Jury head Katarzyna Popowa-Zydron has said that apart from being excellent pianists, the participants should also show sensitivity and bring freshness to the music.

"I try to look for a rapport between the performer and Chopin," Popowa-Zydron said in an interview early in the competition.

Music is a "message from a person and [the musicians] should know what kind of person Chopin was."

Bowing to their artistry, the 17-member jury allowed two more finalists this year than usual.

Observers noted that the level of the competition was very high this year and said it's difficult to pick a favourite to win.

All the finalists are "very outstanding artists," said Aleksander Laskowski, spokesperson for the Fryderyk Chopin Institute that organized the competition.

Canadian pianist Charles Richard-Hamelin took silver in the competition the last time it was held, in 2015. (Elizabeth Delage)

Canadian a past silver medallist

Among previous winners are Maurizio Pollini of Italy, Argentina's Martha Argerich, Garrick Ohlsson from the United States, Poland's Krystian Zimerman and Artur Blechacz, and Seong-Jin Cho of South Korea.

Canadian Charles Richard-Hamelin won silver the last time the competition was held in 2015. 
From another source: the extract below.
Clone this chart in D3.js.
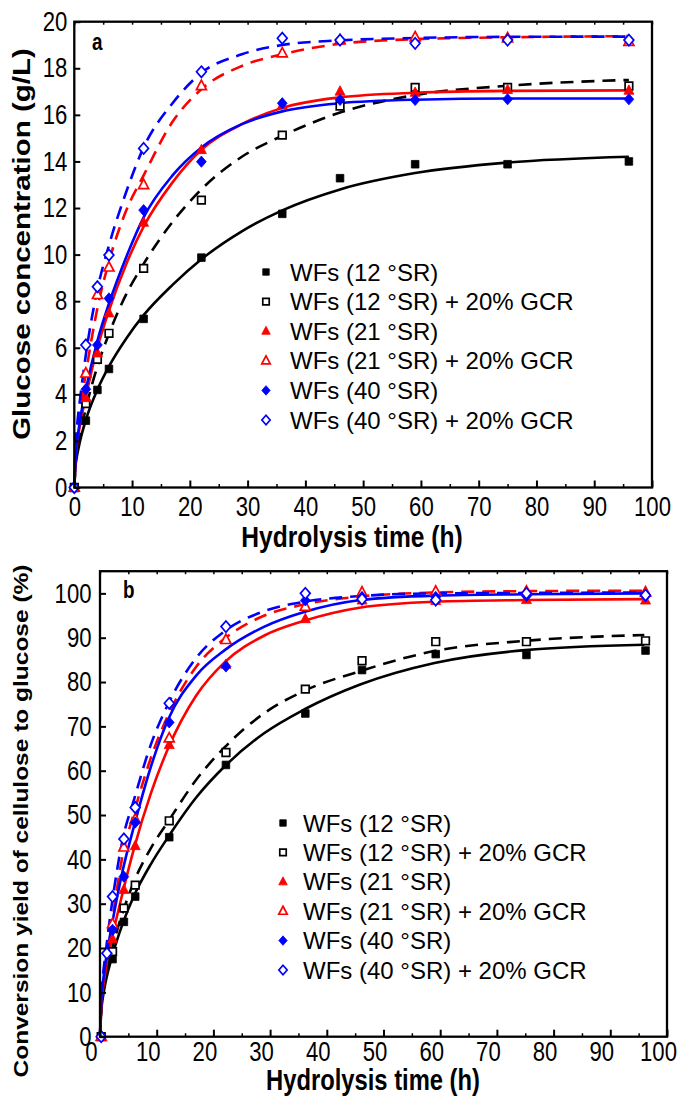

Chopin, Poland's best known and beloved classical music composer and pianist, was born in 1810 in Zelazowa Wola near Warsaw to a Polish mother and a French father. He left Poland at 19 to broaden his musical education in Vienna and then in Paris, where he settled, composing, giving concerts and teaching the piano.

Chopin died on Oct. 17, 1849, in Paris and is buried at the Pere Lachaise cemetery. His heart is at the Holy Cross Church in Warsaw.